The related news ranked third on Youku’s Top 10 Hot Topics. 20-year-old Hu Bin struck and killed a pedestrian while street racing in Hanghzou, instantly becoming the poster child for the “rich second generation.” Chinese netizens followed the news closely, and soon discovered the boy in court looked totally different. Rumor of the rich Hu family paid certain taxi driver to replace Hu Bin for three year imprisonment quickly spread online. This video report did a small investigation and proved it was the real Hu Bin who is now serving his term.

7. Xiao Shenyang

Comedian Xiao Shenyang became a household name after his performance on CCTV’s annual Spring Festival show (春晚) early in 2009. The sketch that made him famous was called “Money’s No Issue,” (不差钱,buchaqian), but ironically a scandal about suggested that for Xiao Shenyang, money really is an issue.
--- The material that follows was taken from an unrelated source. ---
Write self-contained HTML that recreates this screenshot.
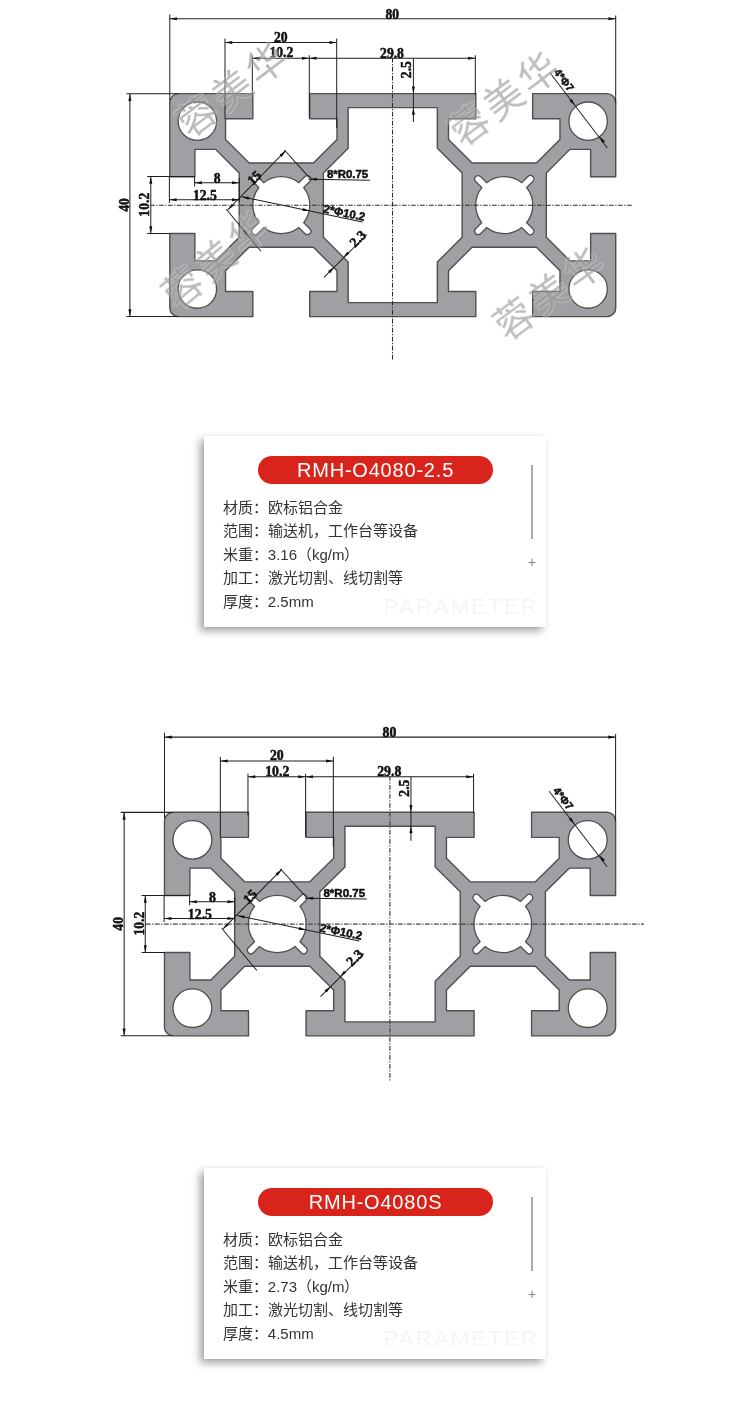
<!DOCTYPE html><html lang="zh-CN"><head><meta charset="utf-8"><style>
html,body{margin:0;padding:0;background:#fff;}
body{width:750px;height:1424px;position:relative;overflow:hidden;font-family:"Liberation Sans",sans-serif;}
svg.main{position:absolute;left:0;top:0;will-change:transform;}
.card{will-change:transform;}
.card{position:absolute;left:204px;width:342px;height:191px;background:#fff;box-shadow:-4px 4px 8px rgba(0,0,0,0.36),0 0 3px rgba(0,0,0,0.06);}
.pill{position:absolute;left:54px;top:20px;width:235px;height:28px;border-radius:14px;background:#d9241b;color:#fff;font-size:20px;line-height:28px;text-align:center;letter-spacing:0.8px;}
.rows{position:absolute;left:18.8px;top:59.7px;font-size:15px;line-height:23.55px;color:#333;}
.vline{position:absolute;left:327px;top:29px;width:2px;height:74px;background:#aaa;}
.plus{position:absolute;left:324px;top:119px;font-size:14px;color:#888;line-height:14px;}
.wm{position:absolute;left:179.5px;top:158px;font-size:22.5px;color:#f5f5f5;line-height:26px;letter-spacing:1.9px;}
</style></head><body><svg class="main" width="750" height="1424" viewBox="0 0 750 1424"><defs><g id="drw"><path d="M-38.45,-20L-25.1,-20L-25.1,-15.5L-30,-15.5L-30,-11.78L-25.77,-7.55L-14.23,-7.55L-10,-11.78L-10,-15.5L-14.9,-15.5L-14.9,-20L14.9,-20L14.9,-15.5L10,-15.5L10,-11.78L14.23,-7.55L25.77,-7.55L30,-11.78L30,-15.5L25.1,-15.5L25.1,-20L38.45,-20A1.55,1.55 0 0 1 40,-18.45L40,-5.1L35.5,-5.1L35.5,-10L31.78,-10L27.55,-5.77L27.55,5.77L31.78,10L35.5,10L35.5,5.1L40,5.1L40,18.45A1.55,1.55 0 0 1 38.45,20L25.1,20L25.1,15.5L30,15.5L30,11.78L25.77,7.55L14.23,7.55L10,11.78L10,15.5L14.9,15.5L14.9,20L-14.9,20L-14.9,15.5L-10,15.5L-10,11.78L-14.23,7.55L-25.77,7.55L-30,11.78L-30,15.5L-25.1,15.5L-25.1,20L-38.45,20A1.55,1.55 0 0 1 -40,18.45L-40,5.1L-35.5,5.1L-35.5,10L-31.78,10L-27.55,5.77L-27.55,-5.77L-31.78,-10L-35.5,-10L-35.5,-5.1L-40,-5.1L-40,-18.45A1.55,1.55 0 0 1 -38.45,-20ZM-8,-17.5 L8,-17.5 L8,-10.22 L12.45,-5.77 L12.45,5.77 L8,10.22 L8,17.5 L-8,17.5 L-8,10.22 L-12.45,5.77 L-12.45,-5.77 L-8,-10.22Z" fill="#9fa0a3" fill-rule="evenodd" stroke="#4f4f51" stroke-width="1.4" vector-effect="non-scaling-stroke" stroke-linejoin="round"/><g fill="#fff" stroke="#4f4f51" stroke-width="1.3"><circle cx="-35.05" cy="-15.05" r="3.45" vector-effect="non-scaling-stroke"/><circle cx="-35.05" cy="15.05" r="3.45" vector-effect="non-scaling-stroke"/><circle cx="35.05" cy="-15.05" r="3.45" vector-effect="non-scaling-stroke"/><circle cx="35.05" cy="15.05" r="3.45" vector-effect="non-scaling-stroke"/><path d="M-15.968,3.155L-14.873,4.25A0.62,0.62 0 0 1 -15.75,5.127L-16.845,4.032A5.12,5.12 0 0 1 -23.155,4.032L-24.25,5.127A0.62,0.62 0 0 1 -25.127,4.25L-24.032,3.155A5.12,5.12 0 0 1 -24.032,-3.155L-25.127,-4.25A0.62,0.62 0 0 1 -24.25,-5.127L-23.155,-4.032A5.12,5.12 0 0 1 -16.845,-4.032L-15.75,-5.127A0.62,0.62 0 0 1 -14.873,-4.25L-15.968,-3.155A5.12,5.12 0 0 1 -15.968,3.155 Z" vector-effect="non-scaling-stroke"/><path d="M24.032,3.155L25.127,4.25A0.62,0.62 0 0 1 24.25,5.127L23.155,4.032A5.12,5.12 0 0 1 16.845,4.032L15.75,5.127A0.62,0.62 0 0 1 14.873,4.25L15.968,3.155A5.12,5.12 0 0 1 15.968,-3.155L14.873,-4.25A0.62,0.62 0 0 1 15.75,-5.127L16.845,-4.032A5.12,5.12 0 0 1 23.155,-4.032L24.25,-5.127A0.62,0.62 0 0 1 25.127,-4.25L24.032,-3.155A5.12,5.12 0 0 1 24.032,3.155 Z" vector-effect="non-scaling-stroke"/></g><g stroke="#1e1e1e" stroke-width="0.18" fill="none"><line x1="-39.998" y1="-33.427" x2="39.998" y2="-33.427"/><line x1="-39.998" y1="-34.216" x2="-39.998" y2="-18.859"/><line x1="39.998" y1="-34.001" x2="39.998" y2="-18.321"/><line x1="-30.095" y1="-29.175" x2="-10.056" y2="-29.175"/><line x1="-30.095" y1="-29.91" x2="-30.095" y2="-15.45"/><line x1="-10.056" y1="-29.91" x2="-10.056" y2="-13.836"/><line x1="-25.197" y1="-26.34" x2="14.81" y2="-26.34"/><line x1="-25.197" y1="-26.878" x2="-25.197" y2="-19.397"/><line x1="-14.971" y1="-26.878" x2="-14.971" y2="-15.63"/><line x1="14.81" y1="-26.878" x2="14.81" y2="-19.756"/><line x1="3.705" y1="-26.358" x2="3.705" y2="-14.894"/><line x1="-47.156" y1="-19.971" x2="-47.156" y2="19.982"/><line x1="-47.766" y1="-19.971" x2="-38.527" y2="-19.971"/><line x1="-47.766" y1="19.982" x2="-38.527" y2="19.982"/><line x1="-43.407" y1="-5.117" x2="-43.407" y2="5.091"/><line x1="-44.053" y1="-5.117" x2="-35.549" y2="-5.117"/><line x1="-44.053" y1="5.091" x2="-39.962" y2="5.091"/><line x1="-35.549" y1="-4.004" x2="-27.53" y2="-4.004"/><line x1="-35.549" y1="-5.117" x2="-35.549" y2="-3.341"/><line x1="-27.53" y1="-4.776" x2="-27.53" y2="-0.47"/><line x1="-40.07" y1="-0.972" x2="-27.53" y2="-0.972"/><line x1="-40.07" y1="-5.117" x2="-40.07" y2="-0.38"/><line x1="-19.205" y1="-9.763" x2="-29.611" y2="0.875"/><line x1="-19.456" y1="-9.889" x2="-14.792" y2="-4.74"/><line x1="-29.862" y1="0.75" x2="-23.637" y2="8.285"/><line x1="-15.115" y1="-4.632" x2="-4.099" y2="-4.471"/><line x1="-27.099" y1="-1.511" x2="-5.445" y2="3.046"/><line x1="-4.638" y1="5.271" x2="-12.334" y2="12.967"/><line x1="28.211" y1="-23.757" x2="38.491" y2="-10.248"/></g><g fill="#111"><polygon points="-39.998,-33.427 -38.698,-33.697 -38.698,-33.157"/><polygon points="39.998,-33.427 38.698,-33.157 38.698,-33.697"/><polygon points="-30.095,-29.175 -28.795,-29.445 -28.795,-28.905"/><polygon points="-10.056,-29.175 -11.356,-28.905 -11.356,-29.445"/><polygon points="-25.197,-26.34 -23.897,-26.61 -23.897,-26.07"/><polygon points="-14.971,-26.34 -16.271,-26.07 -16.271,-26.61"/><polygon points="-14.971,-26.34 -13.671,-26.61 -13.671,-26.07"/><polygon points="14.81,-26.34 13.51,-26.07 13.51,-26.61"/><polygon points="3.705,-19.989 3.435,-21.289 3.975,-21.289"/><polygon points="3.705,-17.531 3.975,-16.231 3.435,-16.231"/><polygon points="-47.156,-19.971 -46.886,-18.671 -47.426,-18.671"/><polygon points="-47.156,19.982 -47.426,18.682 -46.886,18.682"/><polygon points="-43.407,-5.117 -43.137,-3.817 -43.677,-3.817"/><polygon points="-43.407,5.091 -43.677,3.791 -43.137,3.791"/><polygon points="-35.549,-4.004 -34.249,-4.274 -34.249,-3.734"/><polygon points="-27.53,-4.004 -28.83,-3.734 -28.83,-4.274"/><polygon points="-40.07,-0.972 -38.77,-1.242 -38.77,-0.702"/><polygon points="-27.53,-0.972 -28.83,-0.702 -28.83,-1.242"/><polygon points="-19.205,-9.763 -19.919,-8.644 -20.306,-9.021"/><polygon points="-29.611,0.875 -28.897,-0.244 -28.51,0.132"/><polygon points="-14.935,-4.632 -13.633,-4.89 -13.638,-4.35"/><polygon points="-27.099,-1.511 -25.771,-1.503 -25.884,-0.975"/><polygon points="-14.882,1.055 -16.209,1.048 -16.097,0.52"/><polygon points="-8.907,9.451 -8.172,8.346 -7.793,8.73"/><polygon points="-10.486,11.119 -11.222,12.225 -11.601,11.84"/><polygon points="32.696,-17.854 31.694,-18.725 32.124,-19.052"/><polygon points="37.11,-12.329 38.11,-11.456 37.68,-11.13"/></g><g fill="#111" stroke="#111" stroke-width="0.09" font-family="Liberation Sans, sans-serif" font-weight="bold"><text x="-0.099" y="-33.373" font-size="2.45" font-family="Liberation Serif, serif" text-anchor="middle">80</text><text x="-20.084" y="-29.282" font-size="2.45" font-family="Liberation Serif, serif" text-anchor="middle">20</text><text x="-19.995" y="-26.502" font-size="2.45" font-family="Liberation Serif, serif" text-anchor="middle">10.2</text><text x="-0.135" y="-26.394" font-size="2.45" font-family="Liberation Serif, serif" text-anchor="middle">29.8</text><text x="3.328" y="-24.313" font-size="2.45" font-family="Liberation Serif, serif" text-anchor="middle" transform="rotate(-90 3.328 -24.313)">2.5</text><text x="-47.354" y="-0.039" font-size="2.45" font-family="Liberation Serif, serif" text-anchor="middle" transform="rotate(-90 -47.354 -0.039)">40</text><text x="-43.694" y="-0.075" font-size="2.45" font-family="Liberation Serif, serif" text-anchor="middle" transform="rotate(-90 -43.694 -0.075)">10.2</text><text x="-31.494" y="-4.004" font-size="2.45" font-family="Liberation Serif, serif" text-anchor="middle">8</text><text x="-33.719" y="-0.954" font-size="2.45" font-family="Liberation Serif, serif" text-anchor="middle">12.5</text><text x="-24.247" y="-4.327" font-size="2.45" font-family="Liberation Serif, serif" text-anchor="middle" transform="rotate(-45 -24.247 -4.327)">15</text><text x="-8.118" y="-4.865" font-size="2.05" font-family="Liberation Sans, sans-serif" text-anchor="middle">8*R0.75</text><text x="-8.836" y="2.06" font-size="2.05" font-family="Liberation Sans, sans-serif" text-anchor="middle" transform="rotate(11.8 -8.836 2.06)">2*Φ10.2</text><text x="-5.696" y="6.598" font-size="2.45" font-family="Liberation Serif, serif" text-anchor="middle" transform="rotate(-45 -5.696 6.598)">2.3</text><text x="30.185" y="-22.034" font-size="1.95" font-family="Liberation Sans, sans-serif" text-anchor="middle" transform="rotate(52.5 30.185 -22.034)">4*Φ7</text></g></g></defs><use href="#drw" transform="translate(392.75,205.12) scale(5.574)"/><use href="#drw" transform="translate(390.05,924.05) scale(5.639,5.592)"/><g stroke="#2a2a2a" stroke-width="1.05" fill="none" stroke-dasharray="4.7 1.5 1.3 1.5"><line x1="150" y1="205.3" x2="633.3" y2="205.3"/><line x1="392.5" y1="57.8" x2="392.5" y2="360.4"/></g><g stroke="#444" stroke-width="1.2" fill="none" stroke-dasharray="4.7 1.5 1.3 1.5"><line x1="146" y1="924.1" x2="644" y2="924.1"/><line x1="389.9" y1="776.1" x2="389.9" y2="1080.7"/></g><filter id="thin" x="-10%" y="-10%" width="120%" height="120%"><feMorphology in="SourceAlpha" operator="dilate" radius="0.9" result="d"/><feFlood flood-color="#fff" flood-opacity="0.45"/><feComposite in2="d" operator="in" result="halo"/><feOffset in="SourceGraphic" dx="0" dy="0" result="e"/><feMerge><feMergeNode in="halo"/><feMergeNode in="e"/></feMerge></filter><g filter="url(#thin)" font-size="39" letter-spacing="4" fill="rgba(120,120,120,0.55)" font-family="Liberation Serif, serif"><text x="233.6" y="89.3" text-anchor="middle" dominant-baseline="central" transform="rotate(-37 233.6 89.3)">蓉美华</text><text x="505.0" y="98.3" text-anchor="middle" dominant-baseline="central" transform="rotate(-37 505.0 98.3)">蓉美华</text><text x="217.0" y="259.5" text-anchor="middle" dominant-baseline="central" transform="rotate(-40 217.0 259.5)">蓉美华</text><text x="550.0" y="293.0" text-anchor="middle" dominant-baseline="central" transform="rotate(-36 550.0 293.0)">蓉美华</text></g></svg><div class="card" style="top:436px"><div class="pill">RMH-O4080-2.5</div><div class="vline"></div><div class="plus">+</div><div class="wm">PARAMETER</div><div class="rows"><div>材质：欧标铝合金</div><div>范围：输送机，工作台等设备</div><div>米重：3.16（kg/m）</div><div>加工：激光切割、线切割等</div><div>厚度：2.5mm</div></div></div><div class="card" style="top:1168px"><div class="pill">RMH-O4080S</div><div class="vline"></div><div class="plus">+</div><div class="wm">PARAMETER</div><div class="rows"><div>材质：欧标铝合金</div><div>范围：输送机，工作台等设备</div><div>米重：2.73（kg/m）</div><div>加工：激光切割、线切割等</div><div>厚度：4.5mm</div></div></div></body></html>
After performing in Shanghai, he was booked to perform in the nearby city of Changzhou, and the show promoter there sent a tourbus to pick him and his entourage up in Shanghai. His manager refused to allow him to perform unless the Changzhou promoter paid all costs of airfare to and from Beijing. After the promoter relented and paid, the comic and his crew caused another scene in a restaurant, insisting that the poor promoter pick up the tab for a lavish banquet.

8. Xie Caiping

This ordinary-looking middle-aged woman was in fact the capo di tuti capi, the boss of all bosses, in the massive Chongqing organized crime syndicate that’s been the object of a major investigation this year. She allegedly controlled gambling and the drug trade, and had a large string of officials in her pocket. What a contrast to the stereotype we have of the heilaoda (黑老大). Xie was given a prison term of 18 years, and a fine of 1.02 million RMB.

9. Magician Liu Qian

After performing at CCTV’s annual Spring Festival gala (春晚), Taiwanese magician Liu Qian gained fame overnight in mainland area, and sparked nationwide fever for magic. Liu Qian has long been referred to as the most renowned Taiwanese magician and performed internationally. His contemporary program design and always sleek appearance attracted millions, and now apparently billions viewers. This video clip from one entertainment program at Hunan Satellite TV shows how Liu Qian works his magic.

10. Writer Yu Qiuyu or Investor Yu Qiuyu

Writer Yu Qiuyu is famous for his signature meditations on Chinese culture and history — and for his ability to earn money on his literary fame. In a country that traditionally believes the intelligentsia should choose a life of material poverty, Yu Qiuyu drew a lot criticism when news that he had invested in a former state-owned department store came out. As one of the major shareholders, Yu Qiuyu’s stake, on paper at least, was worth billions of yuan. Though many viewers support a writer to make money, many question how the ownership of a state-owned department store can easily and mysteriously be transferred to certain seemingly irrelevant individuals.